Чтобы прочесть «Войну и мир», нам надо потратить не один час, театральный спектакль человек смотрит три-четыре часа, кинофильм — полтора. И пока не опустится театральный занавес в последнем действии или не зажжется свет в зале кинотеатра по окончании сеанса, мы не знаем (или по крайней мере предполагается, что не знаем), что произойдет в конце концов с героями, как развернутся изображенные в спектакле или фильме события.
Вольно или невольно мы на более или менее длительный срок погружаемся в мир художественного произведения, им живем, наши мысли и чувства сосредоточены только на нем.
А картина художника? Представим, что мы подошли в Третьяковской галерее к маленькой картине художника П. А. Федотова и прочли подпись: «Сватовство майора».
П. А. Федотов. Сватовство майора. Масло. 1848 г. Москва, Государственная Третьяковская галерея.
Перед нами комната в старинном купеческом доме (картина написана в 40-х годах прошлого века), где, будто в театре, разыгрывается сцена, напоминающая нам какую-то комедию А. Н. Островского. В сборе все семейство: дородный купчина старозаветного склада, властная мамаша, жеманная дочка, слуги и приказчики.

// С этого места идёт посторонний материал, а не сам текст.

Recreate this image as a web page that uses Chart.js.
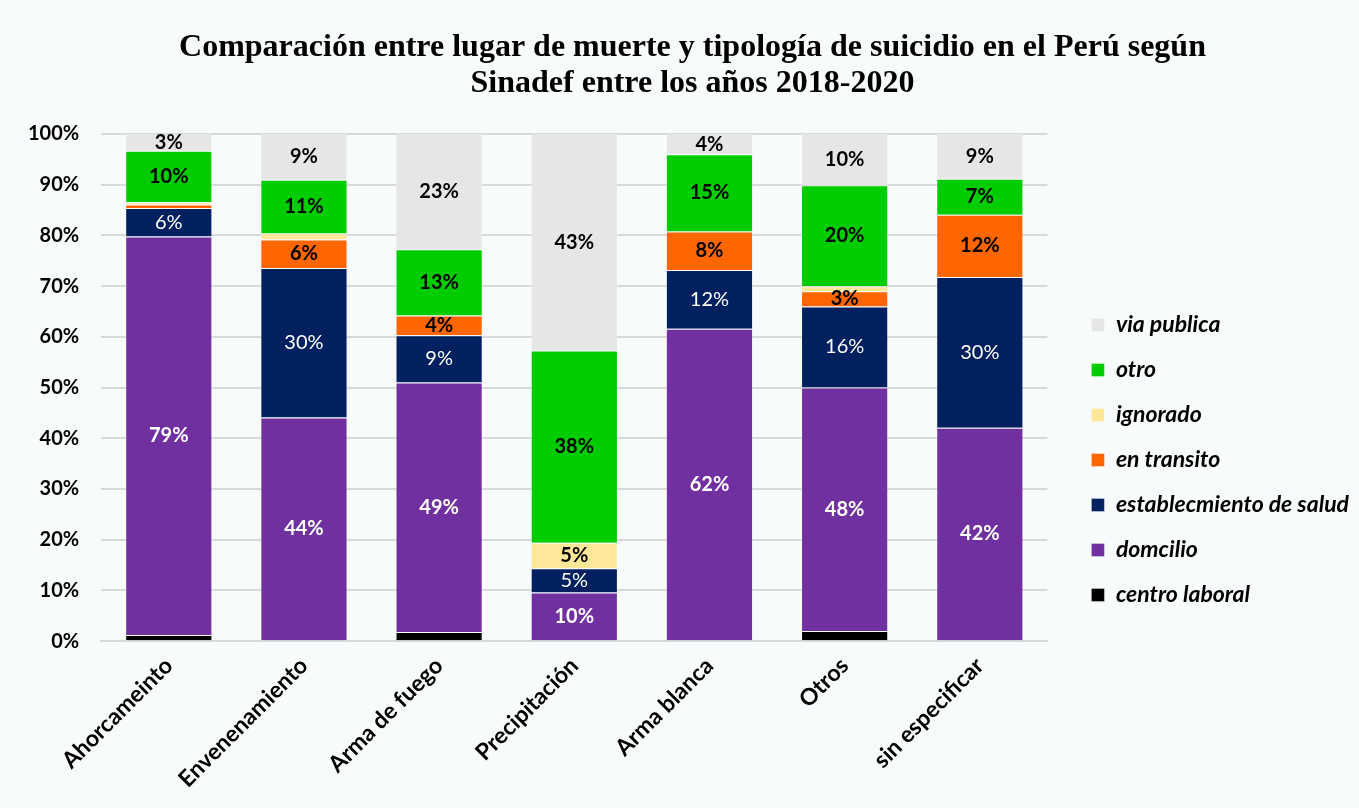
<!DOCTYPE html>
<html>
<head>
<meta charset="utf-8">
<script src="https://cdn.jsdelivr.net/npm/chart.js@4"></script>
<style>
  html, body { margin: 0; padding: 0; background: #f7fbfc; }
  #wrap { width: 1359px; height: 808px; }
</style>
</head>
<body>
<div id="wrap"><canvas id="chart" width="1359" height="808"></canvas></div>
<script>
const categories = ['Ahorcameinto', 'Envenenamiento', 'Arma de fuego', 'Precipitación', 'Arma blanca', 'Otros', 'sin especificar'];

// percentages, bottom of stack first
const centroLaboral = [1.2, 0, 1.8, 0, 0, 2.0, 0];
const domcilio      = [78.6, 44.1, 49.2, 9.6, 61.6, 48.0, 42.1];
const salud         = [5.6, 29.5, 9.3, 4.8, 11.6, 16.0, 29.7];
const enTransito    = [0.7, 5.6, 3.9, 0, 7.6, 3.0, 12.3];
const ignorado      = [0.5, 1.2, 0, 5.0, 0, 1.0, 0];
const otro          = [10.1, 10.6, 13.1, 37.9, 15.2, 19.9, 7.1];
const viaPublica    = [3.3, 9.0, 22.7, 42.7, 4.0, 10.1, 8.8];

const yTicks = [0, 10, 20, 30, 40, 50, 60, 70, 80, 90, 100];

const FONT = 'Lato, "Open Sans", sans-serif';

function ds(label, data, color, labelColor, labelWeight) {
  return {
    label: label,
    data: data,
    backgroundColor: color,
    borderColor: 'rgba(255,255,255,0.35)',
    borderWidth: 1,
    barPercentage: 0.645,
    categoryPercentage: 1.0,
    labelColor: labelColor,
    labelWeight: labelWeight
  };
}

// draws the % text in the middle of each segment
const segmentLabels = {
  id: 'segmentLabels',
  afterDatasetsDraw(chart) {
    const ctx = chart.ctx;
    ctx.save();
    ctx.textAlign = 'center';
    ctx.textBaseline = 'middle';
    chart.data.datasets.forEach((d, i) => {
      const meta = chart.getDatasetMeta(i);
      meta.data.forEach((bar, j) => {
        const v = d.data[j];
        if (v < 2.5) return;
        ctx.fillStyle = d.labelColor;
        ctx.font = d.labelWeight + ' 20px ' + FONT;
        ctx.fillText(Math.round(v) + '%', bar.x, (bar.y + bar.base) / 2);
      });
    });
    ctx.restore();
  }
};

// nudge legend right/down (wider gap after the plot) and re-centre the title
const boxShift = {
  id: 'boxShift',
  afterLayout(chart) {
    const lg = chart.legend;
    if (lg) {
      lg.left += 22; lg.right += 22;
      lg.top += 50; lg.bottom += 50;
    }
    const t = chart.titleBlock;
    if (t) { t.left += 21; t.right += 21; }
  }
};

const bg = {
  id: 'bg',
  beforeDraw(chart) {
    const ctx = chart.ctx;
    ctx.save();
    ctx.fillStyle = '#f7fbfc';
    ctx.fillRect(0, 0, chart.width, chart.height);
    ctx.restore();
  }
};

new Chart(document.getElementById('chart'), {
  type: 'bar',
  data: {
    labels: categories,
    datasets: [
      ds('centro laboral', centroLaboral, '#000000', '#ffffff', 'bold'),
      ds('domcilio', domcilio, '#7030a0', '#ffffff', 'bold'),
      ds('establecmiento de salud', salud, '#002060', '#ffffff', 'normal'),
      ds('en transito', enTransito, '#ff6600', '#000000', 'bold'),
      ds('ignorado', ignorado, '#ffe699', '#000000', 'bold'),
      ds('otro', otro, '#00cc00', '#000000', 'bold'),
      ds('via publica', viaPublica, '#e6e6e6', '#000000', 'bold')
    ]
  },
  options: {
    responsive: false,
    animation: false,
    layout: { padding: { left: 6, right: 22, top: 24, bottom: 12 } },
    plugins: {
      title: {
        display: true,
        text: ['Comparación entre lugar de muerte y tipología de suicidio en el Perú según', 'Sinadef entre los años 2018-2020'],
        color: '#000',
        font: { family: '"Liberation Serif", serif', size: 32, weight: 'bold', lineHeight: 1.125 },
        padding: { top: 6, bottom: 32 }
      },
      legend: {
        position: 'right',
        reverse: true,
        labels: {
          color: '#000',
          boxWidth: 13,
          boxHeight: 13,
          padding: 22,
          font: { family: FONT, size: 23, weight: 'bold', style: 'italic' }
        }
      },
      tooltip: { enabled: false }
    },
    scales: {
      x: {
        stacked: true,
        grid: { display: false },
        border: { color: '#d9d9d9', width: 2 },
        ticks: {
          color: '#000',
          maxRotation: 45,
          minRotation: 45,
          font: { family: FONT, size: 23, weight: 'bold' }
        }
      },
      y: {
        stacked: true,
        min: 0,
        max: 100,
        afterBuildTicks(axis) { axis.ticks = yTicks.map(v => ({ value: v })); },
        grid: { color: '#d9d9d9', lineWidth: 2, drawTicks: false },
        border: { display: false },
        ticks: {
          color: '#000',
          padding: 22,
          font: { family: FONT, size: 20, weight: 'bold' },
          callback: v => v + '%'
        }
      }
    }
  },
  plugins: [bg, segmentLabels, boxShift]
});
</script>
</body>
</html>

Сваха привела в дом «благородного» жениха — разорившегося майора, обладающего, однако, лестным для купеческого достоинства дворянским званием и офицерскими эполетами.
Довольно двух-трех минут, чтобы разглядеть все это, а разглядев, уразуметь ситуацию, тем более что художник сумел показать ее весьма наглядно, со множеством занимательных и красноречивых подробностей купеческого быта.
Что же, может быть, и все, можно двигаться дальше? Ведь в отличие от романа и фильма самую сложную картину можно рассмотреть в основных чертах за очень краткие сроки
Но тут-то нас и подстерегает опасность. Нам кажется, что мы уже все рассмотрели, все увидели, а на самом деле мы еще даже не переступили порога того мира, с которым хотел познакомить нас художник.
Подождите. Мы пока что удовлетворили только свое любопытство, ну в лучшем случае позабавились. Давайте теперь пристально, шаг за шагом рассмотрим картину, а рассматривая ее, будем вдумываться и вживаться в мир федотовских образов.
В доме переполох. Нам сразу это видно, так как художник на первый план выдвигает фигуры дочери-невесты и матери; обе они в резких, порывистых движениях. Первая стремится убежать в соседнюю комнату, чтобы спрятаться от явившегося свататься майора. Она одета в непривычное для купеческого быта модное открытое платье, жеманно всплескивает руками с оттопыренными мизинчиками, кокетливо склоняет набок тщательно причесанную головку. В волосах, ушах, на шее и запястьях — блестящие драгоценности, выставленные будто напоказ, чтобы офицер сразу увидел, что за невестой он получит немалое приданое.
Обратим внимание, как подчеркивает художник разницу в натурах матери и дочери. Движения купчихи уверенны, властны, поступь тяжела, лицо неумно, но, что называется, нравно. Это типичная представительница московского «темного царства».
В тяжелом шелковом платье, падающем массивными складками, она всей своей энергичной фигурой контрастирует легкому силуэту девицы в белом кисейном одеянии. Губы купчихи сложились колечком, как бывает, если человек произносит долгое «у». Мы прямо-таки слышим, как мать невесты громко шипит по адресу своего всполошившегося чада: «У-у-у, ду-у-ура...»
Поодаль, в тени стоит сам купец, торопясь застегнуть непривычный сюртук, надетый для парадного случая. Он взволнован представившейся ему возможностью породниться с дворянином. Не забудем, что тогда российское купечество только еще входило в силу и стремилось всеми правдами и неправдами добиваться для себя всевозможных выгод. Породниться с дворянином, «благородным» — это ли не успех!
Виновник всего переполоха виден нам через открытую справа дверь. Но хоть он и поодаль, мы сразу его замечаем, так как его бравая фигура в парадном мундире, со шпагою рисуется на фоне ярко освещенной стены, как бы вырывающей силуэт офицера из полусумрака правой части картины. Федотов, великолепный знаток тогдашнего армейского быта — он сам долгие годы служил офицером, — с откровенной насмешкой рисует кичливого жениха. Весь облик его почти карикатурен: он стоит подбоченясь и лихим жестом закручивает свой длинный ус. Что привело его сюда, в эту купеческую семью? Любовь к дочери купца? Конечно же, нет. Для него, как и для купца, задуманный брак — только забота о собственной выгоде. Недаром Федотов назвал свою картину «Сватовство майора, или Поправка обстоятельств». Офицер окончательно промотался и рассчитывает «поправить обстоятельства», добравшись до купеческих денег, которые он получит в приданое за невестой.